■ WHAT THE EXERCISE ASKS ■
Exactly the lines from the one with "Recreate this image" through the one with "(0,0) rectangle (1067,504);" should be returned, both ends included and nothing else. Omit any pictures.

■ EXTRACTED INFORMATION ■
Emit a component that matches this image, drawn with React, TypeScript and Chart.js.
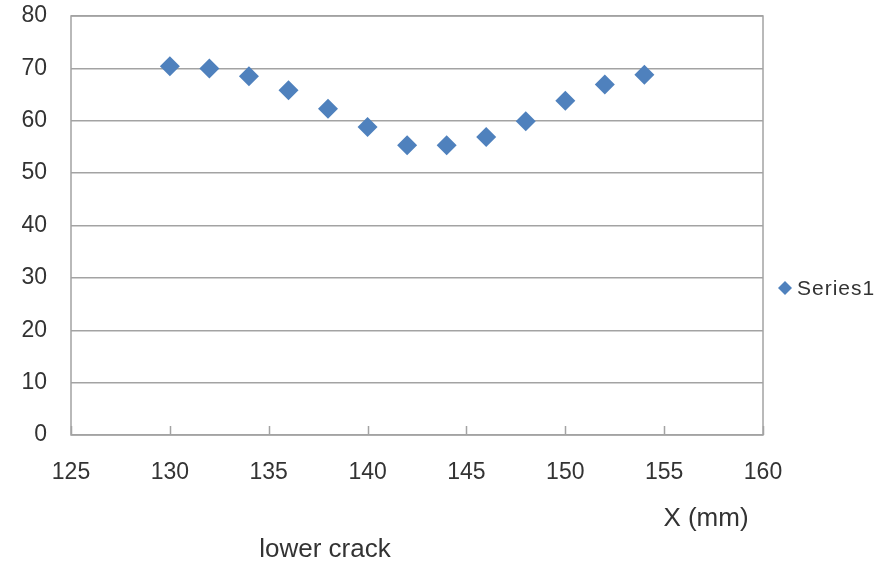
import React, { useEffect, useRef } from "react";
import { Chart, registerables } from "chart.js";

Chart.register(...registerables);

const xValues = [130, 132, 134, 136, 138, 140, 142, 144, 146, 148, 150, 152, 154];
const yValues = [70.4, 70.0, 68.5, 65.8, 62.3, 58.8, 55.3, 55.3, 56.9, 59.9, 63.8, 66.9, 68.8];
const seriesName = "Series1";
const xTitle = "X (mm)";
const bottomTitle = "lower crack";

const TEXT = "#333333";
const GRID = "#a3a3a3";
const BLUE = "#4F81BD";
const FONT = "'Liberation Sans', Arial, sans-serif";

const decor = {
  id: "decor",
  beforeDatasetsDraw(chart: any) {
    const { ctx, chartArea, scales } = chart;
    ctx.save();
    ctx.strokeStyle = GRID;
    ctx.lineWidth = 1.5;
    ctx.strokeRect(chartArea.left, chartArea.top, chartArea.right - chartArea.left, chartArea.bottom - chartArea.top);
    const xs = scales.x;
    ctx.beginPath();
    for (const t of xs.ticks) {
      const px = Math.round(xs.getPixelForValue(t.value)) + 0.5;
      ctx.moveTo(px, chartArea.bottom);
      ctx.lineTo(px, chartArea.bottom - 9);
    }
    ctx.stroke();
    ctx.restore();
  },
  afterDraw(chart: any) {
    const { ctx } = chart;
    ctx.save();
    ctx.fillStyle = TEXT;
    ctx.textBaseline = "middle";
    ctx.textAlign = "center";
    ctx.font = `26px ${FONT}`;
    ctx.fillText(xTitle, 706, 519);
    ctx.fillText(bottomTitle, 325, 550);
    const lx = 785, ly = 288, r = 7;
    ctx.fillStyle = BLUE;
    ctx.beginPath();
    ctx.moveTo(lx, ly - r);
    ctx.lineTo(lx + r, ly);
    ctx.lineTo(lx, ly + r);
    ctx.lineTo(lx - r, ly);
    ctx.closePath();
    ctx.fill();
    ctx.fillStyle = TEXT;
    ctx.textAlign = "left";
    ctx.font = `21px ${FONT}`;
    (ctx as any).letterSpacing = "1px";
    ctx.fillText(seriesName, 797, 289);
    ctx.restore();
  },
};

export default function App() {
  const ref = useRef<HTMLCanvasElement>(null);
  useEffect(() => {
    if (!ref.current) return;
    const chart = new Chart(ref.current, {
      type: "scatter",
      data: {
        datasets: [
          {
            label: seriesName,
            data: xValues.map((x, i) => ({ x, y: yValues[i] })),
            pointStyle: "rectRot",
            pointRadius: 10,
            pointBackgroundColor: BLUE,
            pointBorderColor: BLUE,
            pointBorderWidth: 0,
          },
        ],
      },
      options: {
        animation: false,
        responsive: false,
        maintainAspectRatio: false,
        layout: { padding: { left: 0, top: 16, right: 132, bottom: 0 } },
        plugins: { legend: { display: false }, tooltip: { enabled: false } },
        scales: {
          x: {
            type: "linear",
            min: 125,
            max: 160,
            ticks: { stepSize: 5, color: TEXT, font: { family: FONT, size: 23 }, padding: 24, maxRotation: 0 },
            grid: { display: false, drawTicks: false },
            border: { display: false },
            afterFit: (s: any) => { s.height = 129; },
          },
          y: {
            type: "linear",
            min: 0,
            max: 80,
            ticks: { stepSize: 10, color: TEXT, font: { family: FONT, size: 23 }, padding: 24 },
            grid: { color: GRID, lineWidth: 1.5, drawTicks: false },
            border: { display: false },
            afterFit: (s: any) => { s.width = 71; s.paddingTop = 0; s.paddingBottom = 0; },
          },
        },
      },
      plugins: [decor],
    });
    return () => chart.destroy();
  }, []);
  return (
    <div style={{ position: "absolute", left: 0, top: 0, width: 895, height: 564, background: "#fff" }}>
      <canvas ref={ref} width={895} height={564} style={{ width: 895, height: 564 }} />
    </div>
  );
}
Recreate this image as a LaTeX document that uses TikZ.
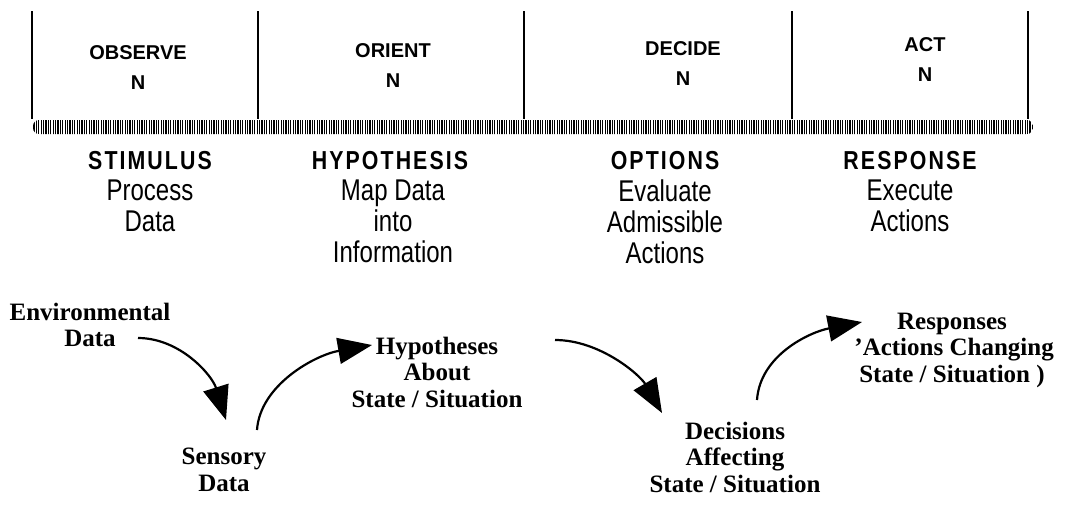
\documentclass[tikz,border=0pt]{standalone}
\usepackage{fontspec}
\setmainfont{Liberation Serif}
\newfontfamily\headfont{Liberation Sans}
\newfontfamily\stagefont[FakeStretch=0.82,LetterSpace=8]{Liberation Sans}
\newfontfamily\taskfont[FakeStretch=0.80]{Liberation Sans}
\usetikzlibrary{arrows.meta}
\tikzset{
  divider/.style={line width=1.6pt},
  phase/.style={font=\headfont\bfseries\fontsize{20}{30}\selectfont, align=center, inner sep=0pt},
  stage/.style={font=\stagefont\bfseries\fontsize{26}{26}\selectfont, inner sep=0pt},
  task/.style={font=\taskfont\fontsize{30}{31}\selectfont, align=center, inner sep=0pt, anchor=north},
  state/.style={font=\bfseries\fontsize{25}{26.5}\selectfont, align=center, inner sep=0pt},
  flow/.style={line width=2.2pt, -{Triangle[length=34pt,width=26pt]}},
}
\begin{document}
\begin{tikzpicture}[x=1pt,y=-1pt]
\useasboundingbox (0,0) rectangle (1067,504);

% phase dividers
\foreach \i/\xx in {a/32,b/258,c/524,d/792,e/1028}{
  \coordinate (top\i) at (\xx,11);
  \coordinate (bot\i) at (\xx,119);
  \draw[divider] (top\i) -- (bot\i);
}

% phase names
\node[phase] (observe) at (138,68) {OBSERVE\\N};
\node[phase] (orient)  at (393,66) {ORIENT\\N};
\node[phase] (decide)  at (683,64) {DECIDE\\N};
\node[phase] (act)     at (925,60) {ACT\\N};

% striped time bar
\begin{scope}
  \clip[rounded corners=6pt] (33,120) rectangle (1033,134);
  \foreach \xx in {34,36.4,...,1033}{
    \draw[line width=1.3pt] (\xx,119) -- (\xx,135);
  }
\end{scope}

% stage names
\node[stage] (stim) at (150,161) {STIMULUS};
\node[stage] (hypo) at (390,161) {HYPOTHESIS};
\node[stage] (opt)  at (665,161) {OPTIONS};
\node[stage] (resp) at (910,161) {RESPONSE};

% stage tasks
\node[task] (t1) at (150,180) {Process\\Data};
\node[task] (t2) at (393,180) {Map Data\\into\\Information};
\node[task] (t3) at (665,180) {Evaluate\\Admissible\\Actions};
\node[task] (t4) at (910,180) {Execute\\Actions};

% states of the loop
\node[state] (env)  at (90,325)  {Environmental\\Data};
\node[state] (sens) at (224,470) {Sensory\\Data};
\node[state] (hyp)  at (437,372) {Hypotheses\\About\\State / Situation};
\node[state] (dec)  at (735,457) {Decisions\\Affecting\\State / Situation};
\node[state] (rsp)  at (952,350) {Responses\\\,'Actions Changing\\State / Situation )};

% flow between states
\coordinate (e1) at (138,338);
\coordinate (e2) at (226,420);
\coordinate (s1) at (257,430);
\coordinate (s2) at (372,345);
\coordinate (h1) at (555,340);
\coordinate (h2) at (662,413);
\coordinate (d1) at (757,400);
\coordinate (d2) at (862,322);
\draw[flow] (e1) .. controls (180,338) and (212,375) .. (e2);
\draw[flow] (s1) .. controls (260,385) and (315,355) .. (s2);
\draw[flow] (h1) .. controls (600,340) and (640,375) .. (h2);
\draw[flow] (d1) .. controls (760,355) and (810,332) .. (d2);
\end{tikzpicture}
\end{document}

■ EXERCISE OUTPUT ■
Recreate this image as a LaTeX document that uses TikZ.
\documentclass[tikz,border=0pt]{standalone}
\usepackage{fontspec}
\setmainfont{Liberation Serif}
\newfontfamily\headfont{Liberation Sans}
\newfontfamily\stagefont[FakeStretch=0.82,LetterSpace=8]{Liberation Sans}
\newfontfamily\taskfont[FakeStretch=0.80]{Liberation Sans}
\usetikzlibrary{arrows.meta}
\tikzset{
  divider/.style={line width=1.6pt},
  phase/.style={font=\headfont\bfseries\fontsize{20}{30}\selectfont, align=center, inner sep=0pt},
  stage/.style={font=\stagefont\bfseries\fontsize{26}{26}\selectfont, inner sep=0pt},
  task/.style={font=\taskfont\fontsize{30}{31}\selectfont, align=center, inner sep=0pt, anchor=north},
  state/.style={font=\bfseries\fontsize{25}{26.5}\selectfont, align=center, inner sep=0pt},
  flow/.style={line width=2.2pt, -{Triangle[length=34pt,width=26pt]}},
}
\begin{document}
\begin{tikzpicture}[x=1pt,y=-1pt]
\useasboundingbox (0,0) rectangle (1067,504);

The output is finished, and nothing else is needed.